One could argue that the proposal does not add up; the services promised would cost more than the revenue provided by the insurance premium.  The insurance representative would answer with the obvious reply that that is the way insurance is supposed to work.  If everyone pays their 15%, different classes of people will receive different levels of benefits.  Some will pay more and receive less, some will pay less and receive more, but all will pay the same rate and have the same access to benefits.  The lower class may have most need of income support, but they will have the same access to healthcare and education as everyone else.  The wealthy will have need for the services provided, but by paying about the same share they will have access to the services and support those who are less able to contribute.  The people who will demand most in terms of services from the system—relative to their ability to pay—are the middle class.  They will benefit the most.

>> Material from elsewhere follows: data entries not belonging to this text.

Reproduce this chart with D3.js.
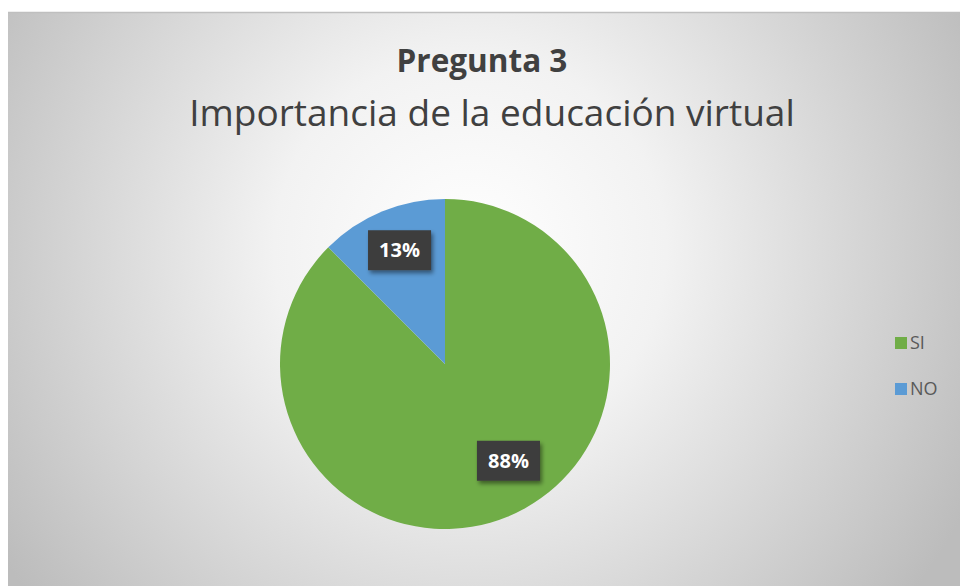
<!DOCTYPE html>
<html>
<head>
<meta charset="utf-8">
<script src="https://cdn.jsdelivr.net/npm/d3@7"></script>
<style>
  body { margin: 0; background: #fff; }
  svg { display: block; font-family: "Open Sans", "Noto Sans", sans-serif; }
</style>
</head>
<body>
<div id="chart"></div>
<script>
// data
var categories = ["SI", "NO"];
var values = [87.5, 12.5];
var labels = ["88%", "13%"];
var colors = ["#70ad47", "#5b9bd5"];

var svgWidth = 960;
var svgHeight = 586;

var svg = d3.select("#chart")
  .append("svg")
  .attr("width", svgWidth)
  .attr("height", svgHeight);

// background gradient like the chart area
var defs = svg.append("defs");
var grad = defs.append("radialGradient")
  .attr("id", "bg")
  .attr("gradientUnits", "userSpaceOnUse")
  .attr("cx", 470).attr("cy", 250).attr("r", 560);
grad.append("stop").attr("offset", "0%").attr("stop-color", "#ffffff");
grad.append("stop").attr("offset", "35%").attr("stop-color", "#f2f2f2");
grad.append("stop").attr("offset", "100%").attr("stop-color", "#bcbcbc");

var shadow = defs.append("filter").attr("id", "shadow")
  .attr("x", "-20%").attr("y", "-20%").attr("width", "150%").attr("height", "160%");
shadow.append("feDropShadow")
  .attr("dx", 2).attr("dy", 3).attr("stdDeviation", 2)
  .attr("flood-color", "#000").attr("flood-opacity", 0.45);

svg.append("rect")
  .attr("x", 8).attr("y", 12)
  .attr("width", svgWidth - 8).attr("height", svgHeight - 12)
  .attr("fill", "url(#bg)");
svg.append("line")
  .attr("x1", 8).attr("x2", svgWidth)
  .attr("y1", 12.5).attr("y2", 12.5)
  .attr("stroke", "#bfbfbf").attr("stroke-width", 1.5);

// titles
svg.append("text")
  .attr("x", 482).attr("y", 72)
  .attr("text-anchor", "middle")
  .attr("font-size", "31.5px")
  .attr("font-weight", "bold")
  .attr("fill", "#404040")
  .text("Pregunta 3");

svg.append("text")
  .attr("x", 492).attr("y", 126)
  .attr("text-anchor", "middle")
  .attr("font-size", "37px")
  .attr("fill", "#404040")
  .text("Importancia de la educación virtual");

// pie
var cx = 445, cy = 364, radius = 165;
var pie = d3.pie().sort(null).value(d => d);
var arcs = pie(values);

var arc = d3.arc().innerRadius(0).outerRadius(radius);
var labelArc = d3.arc().innerRadius(radius * 0.72).outerRadius(radius * 0.72);

var pieGroup = svg.append("g")
  .attr("transform", `translate(${cx}, ${cy})`);

pieGroup.selectAll("path")
  .data(arcs)
  .enter()
  .append("path")
  .attr("d", arc)
  .attr("fill", (d, i) => colors[i]);

// data labels in dark boxes
var lab = pieGroup.selectAll(".lab")
  .data(arcs)
  .enter()
  .append("g")
  .attr("class", "lab")
  .attr("transform", function(d, i) {
    var c = labelArc.centroid(d);
    // Excel nudges the labels a little
    if (i === 0) { c = [c[0] + 18, c[1] - 13]; }
    else { c = [c[0], c[1] - 4]; }
    return `translate(${c[0]}, ${c[1]})`;
  });

lab.append("rect")
  .attr("x", -31.5).attr("y", -20)
  .attr("width", 63).attr("height", 40)
  .attr("fill", "#3d3d3d")
  .attr("filter", "url(#shadow)");

lab.append("text")
  .attr("text-anchor", "middle")
  .attr("dy", "0.36em")
  .attr("fill", "#ffffff")
  .attr("font-size", "20px")
  .attr("font-weight", "bold")
  .text((d, i) => labels[i]);

// legend
var legend = svg.append("g")
  .attr("transform", "translate(895, 337)");

var item = legend.selectAll("g")
  .data(categories)
  .enter()
  .append("g")
  .attr("transform", (d, i) => `translate(0, ${i * 46})`);

item.append("rect")
  .attr("width", 12).attr("height", 12)
  .attr("fill", (d, i) => colors[i]);

item.append("text")
  .attr("x", 15).attr("y", 6)
  .attr("dy", "0.36em")
  .attr("font-size", "18px")
  .attr("fill", "#595959")
  .text(d => d);
</script>
</body>
</html>
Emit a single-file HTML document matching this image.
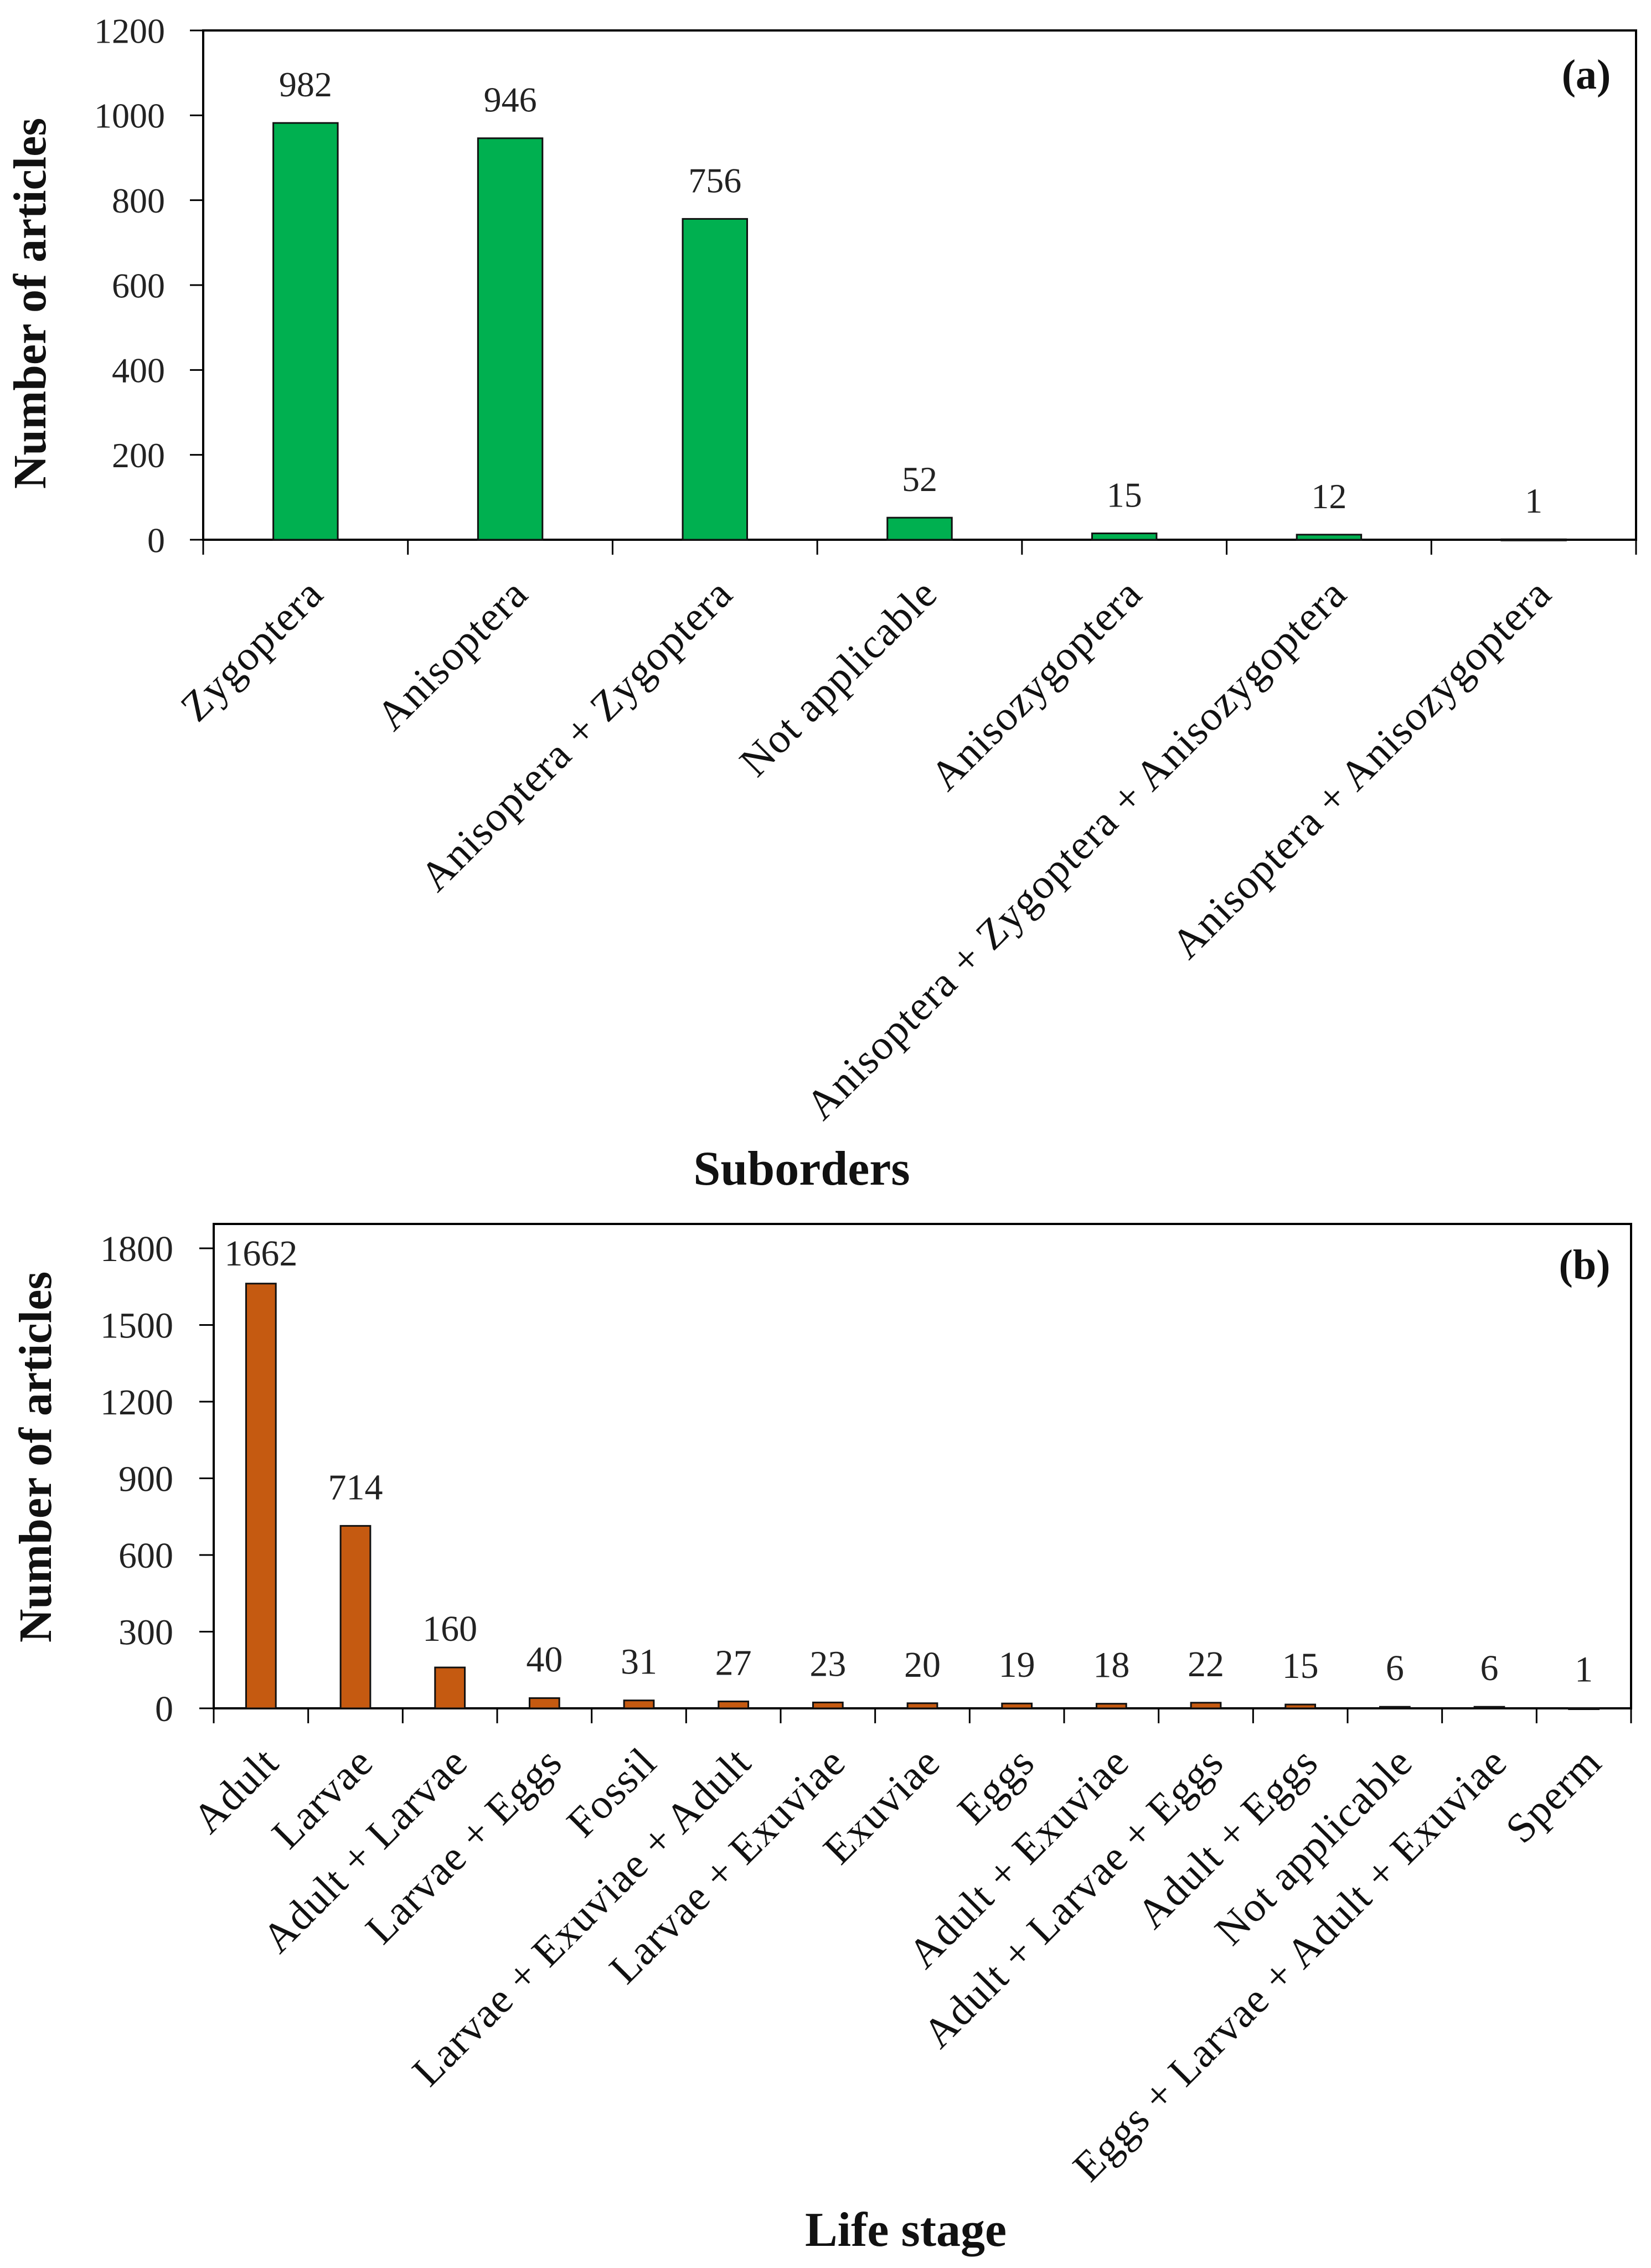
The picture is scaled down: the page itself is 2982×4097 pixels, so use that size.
<!DOCTYPE html>
<html><head><meta charset="utf-8"><style>
html,body{margin:0;padding:0;background:#fff;}
svg, svg text{font-family:"Liberation Serif","DejaVu Serif",serif;}
</style></head><body>
<svg id="fig" width="2982" height="4092" viewBox="0 0 2982 4092" xmlns="http://www.w3.org/2000/svg" font-family="Liberation Serif, serif">
<rect width="2982" height="4092" fill="#fff"/>
<g id="chartA"></g>
<g id="chartB"></g>
</svg>
<script>
const subordersCategories = ["Zygoptera","Anisoptera","Anisoptera + Zygoptera","Not applicable","Anisozygoptera","Anisoptera + Zygoptera + Anisozygoptera","Anisoptera + Anisozygoptera"];
const subordersValues = [982,946,756,52,15,12,1];
const subordersTicks = [0,200,400,600,800,1000,1200];

const lifeStageCategories = ["Adult","Larvae","Adult + Larvae","Larvae + Eggs","Fossil","Larvae + Exuviae + Adult","Larvae + Exuviae","Exuviae","Eggs","Adult + Exuviae","Adult + Larvae + Eggs","Adult + Eggs","Not applicable","Eggs + Larvae + Adult + Exuviae","Sperm"];
const lifeStageValues = [1662,714,160,40,31,27,23,20,19,18,22,15,6,6,1];
const lifeStageTicks = [0,300,600,900,1200,1500,1800];

const NS = "http://www.w3.org/2000/svg";
const FONT = "'Liberation Serif', 'DejaVu Serif', serif";
function mk(parent, tag, attrs, text){
  const e = document.createElementNS(NS, tag);
  for (const k in attrs) e.setAttribute(k, attrs[k]);
  if (text !== undefined) { e.textContent = text; e.setAttribute("font-family", FONT); e.style.fontFamily = FONT; }
  parent.appendChild(e);
  return e;
}

function drawChart(g, cfg){
  const {left,right,top,frameTop,y0,yMax,cats,vals,ticks,color,tickFont,labelFont,tickLabelRight,tickLen,title,titleX,titleY,xTitle,xTitleX,xTitleY,panel,panelX,panelY,key} = cfg;
  const yScale = v => y0 - v / yMax * (y0 - top);
  const band = (right - left) / cats.length;
  const xCenter = i => left + band * (i + 0.5);
  const barW = band * 0.315;

  let f = mk(g, "rect", {x:left, y:frameTop, width:right-left, height:y0-frameTop, fill:"none", stroke:"#000", "stroke-width":4});
  
  

  ticks.forEach(t => {
    const y = yScale(t);
    let l = mk(g, "line", {x1:left - tickLen, x2:left, y1:y, y2:y, stroke:"#000", "stroke-width":3});
    
    
    let tx = mk(g, "text", {x:tickLabelRight, y:y + tickFont*0.35, "font-size":tickFont, "text-anchor":"end", fill:"#222"}, String(t));
    
    
  });

  for (let i = 0; i <= cats.length; i++){
    const x = left + band * i;
    let l = mk(g, "line", {x1:x, x2:x, y1:y0, y2:y0 + 27, stroke:"#000", "stroke-width":3});
    
    
  }

  vals.forEach((v, i) => {
    const cx = xCenter(i);
    const y = yScale(v);
    let b = mk(g, "rect", {x:cx - barW/2, y:y, width:barW, height:Math.max(y0 - y, 2), fill:color, stroke:"#111", "stroke-width":3});
    
    
    let vl = mk(g, "text", {x:cx, y:Math.max(y - 48, frameTop + 75), "font-size":tickFont, "text-anchor":"middle", fill:"#222"}, String(v));
    
    
  });

  cats.forEach((c, i) => {
    const ax = xCenter(i) + 36, ay = y0 + 102;
    let t = mk(g, "text", {x:ax, y:ay, "font-size":labelFont, "text-anchor":"end", fill:"#111", transform:"rotate(-45 " + ax + " " + ay + ")", "letter-spacing":"1.5"}, c);
    
    
  });

  let yt = mk(g, "text", {x:titleX, y:titleY, "font-size":84, "font-weight":"bold", "text-anchor":"middle", fill:"#111", transform:"rotate(-90 " + titleX + " " + titleY + ")"}, title);
  
  
  let xt = mk(g, "text", {x:xTitleX, y:xTitleY, "font-size":88, "font-weight":"bold", "text-anchor":"middle", fill:"#111"}, xTitle);
  
  
  let pl = mk(g, "text", {x:panelX, y:panelY, "font-size":76, "font-weight":"bold", "text-anchor":"middle", fill:"#111"}, panel);
  
  
}

drawChart(document.getElementById("chartA"), {
  key:"suborders", left:367, right:2955, top:55, frameTop:55, y0:975, yMax:1200,
  cats:subordersCategories, vals:subordersValues, ticks:subordersTicks, color:"#00b050",
  tickFont:64, labelFont:76, tickLabelRight:298, tickLen:24,
  title:"Number of articles", titleX:82, titleY:548,
  xTitle:"Suborders", xTitleX:1448, xTitleY:2140,
  panel:"(a)", panelX:2865, panelY:160
});
drawChart(document.getElementById("chartB"), {
  key:"life-stage", left:386, right:2946, top:2255, frameTop:2211, y0:3086, yMax:1800,
  cats:lifeStageCategories, vals:lifeStageValues, ticks:lifeStageTicks, color:"#c55a11",
  tickFont:66, labelFont:76, tickLabelRight:313, tickLen:26,
  title:"Number of articles", titleX:92, titleY:2632,
  xTitle:"Life stage", xTitleX:1636, xTitleY:4057,
  panel:"(b)", panelX:2862, panelY:2310
});
</script>
</body></html>
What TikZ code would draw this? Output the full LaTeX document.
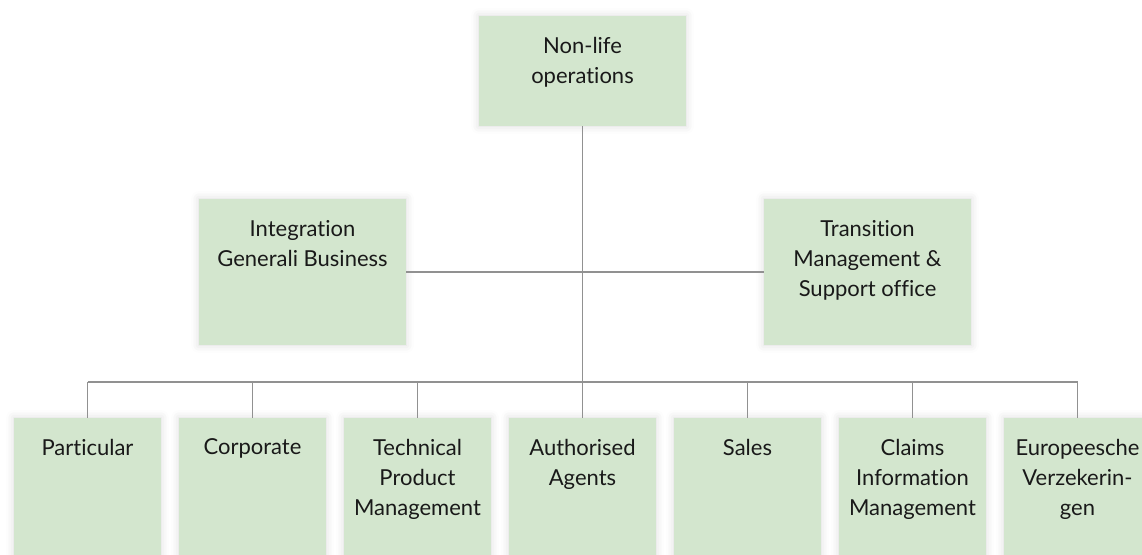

This helps explain how Piketty’s indirect redistribution works via provision of services, and also provides an explanation for why the European middle class has fared better.  Casting taxation as a mechanism for providing social insurance that guarantees the services one might need as one goes through life seems more productive than thinking of it as a wasteful confiscation.  Of course, the government would have to actually provide the services.

We in the US are, at present, paying taxes at a healthy rate, but receiving services at an unhealthy rate.  Demanding lower taxes will not improve the service.  We should be demanding better services—the government works for us, doesn’t it?—and we should be willing to pay for them.

Greater prosperity through higher taxes—for everyone!  It actually makes sense!